堕慧児を始めとする屍霊たちが、母胎の元へ帰還するための足掛かりとして異界の夜見島へ送られる。
目覚めてすぐは生前の矢倉市子の記憶のみを元に行動していたが徐々に模倣体としての意識が覚醒。
自身を保護した藤田茂の殺害の後、同じく自らを手助けした永井頼人にも銃口を向け、闇人・闇霊を狩り始めた。
意識は堕慧児と共有しており、覚醒が不完全な状態の時は堕慧児と矢倉市子両方の言葉を支離滅裂に発している。

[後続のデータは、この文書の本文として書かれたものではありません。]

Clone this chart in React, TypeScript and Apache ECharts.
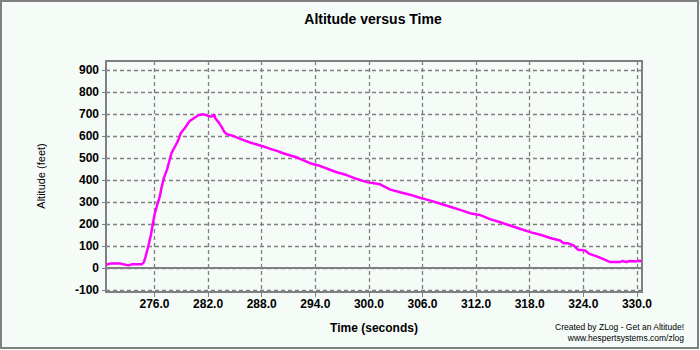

『SIREN2』の裏話・トリビア・小ネタ/エピソード・逸話

特定の条件で隠しシナリオが解放

本作には特定の条件を揃えると解放される隠しシナリオが存在している。
ストーリーの全容解明に関わるものから、番外編、ミニゲームのようなものもある。

阿部 倉司 22:00「不測」

全シナリオ(一藤二孝「形見」を除く)のタイムアタックモード記録更新で出現する。
難易度はノーマルモード、ハードモードどちらでも構わないが、終了条件1、2は両方クリアする必要がある。
鉄塔倒壊の真相が見られるムービーが流れる。

阿部 倉司 24:00「失われた世界」

アーカイブ収集で見られるシナリオ。
No.98「國報新聞」以外の99個を収集することで解放され、シナリオ選択画面に表示される。
母胎が起こした最後の津波の後、阿部のエンディングにあたるムービー。

須田 恭也 33:33「殲滅」

ノーマルモード、もしくはハードモードで、隠しシナリオを除く全シナリオの終了条件1、2をクリアするとシナリオ選択画面に出現する。
今作で須田を操作できる唯一のシナリオ。
制限時間内に闇人を倒していくと得点が入り、ハイスコアを目指していくというミニゲーム的要素のもの。
各エリアで闇人を倒していくとボスが出現し、それを倒すと制限時間+90秒、50000ポイントを入手することができる。
エリアは「小運動場」「空き地」「校庭」の順に無限に続き、ボスを倒すと移動する。

三沢 岳明 07:00「形見」

隠しシナリオを除く全シナリオの終了条件1、2をハードモードでクリアすることでシナリオ選択画面に出現。
三沢の名前で表示されるが、実際の主人公は一藤二孝である。
闇人に誘拐された恋人の揉子を助けるため、自衛官の一藤が金鉱社宅跡を舞台に奮闘するシナリオだが、ここで操作する一藤はいわゆる「ゾンビ」状態のため、「動作が遅い」、「ターンが不可」、「しゃがむことができない」、「ライトの電池が切れかけている」など多くの制限がある。
このため、作中最難といっても差し支えない、超高難易度のシナリオとなっている。

隠し武器の出現条件

本作では、特定の条件を満たすことで持つことができる「隠し武器」が存在する。

トロフィー

矢倉 市子 「1:20 喪失」の終了条件2で入手できる武器。
藤田茂と合流後、エントランス2階付近にトロフィーを持って逃げ回る屍人が出現するため、倒して奪うことで入手可能。
本来はアーカイブ収集のために手に入れるアイテムだが、リーチが長く、屍人をほぼ一撃で殴り倒すことができる武器という非常に優秀な側面がある。
シナリオクリアまでの限定された時間でのみ所持できる武器のため、扱える時間が短いことと、重いためかモーションが遅く、打撃を加えるまでに少し時間がかかるのが欠点。

藤田が銃を落とした時にトロフィーと交換しておくと、藤田が拾ってトロフィーで戦い始める姿も見ることができる。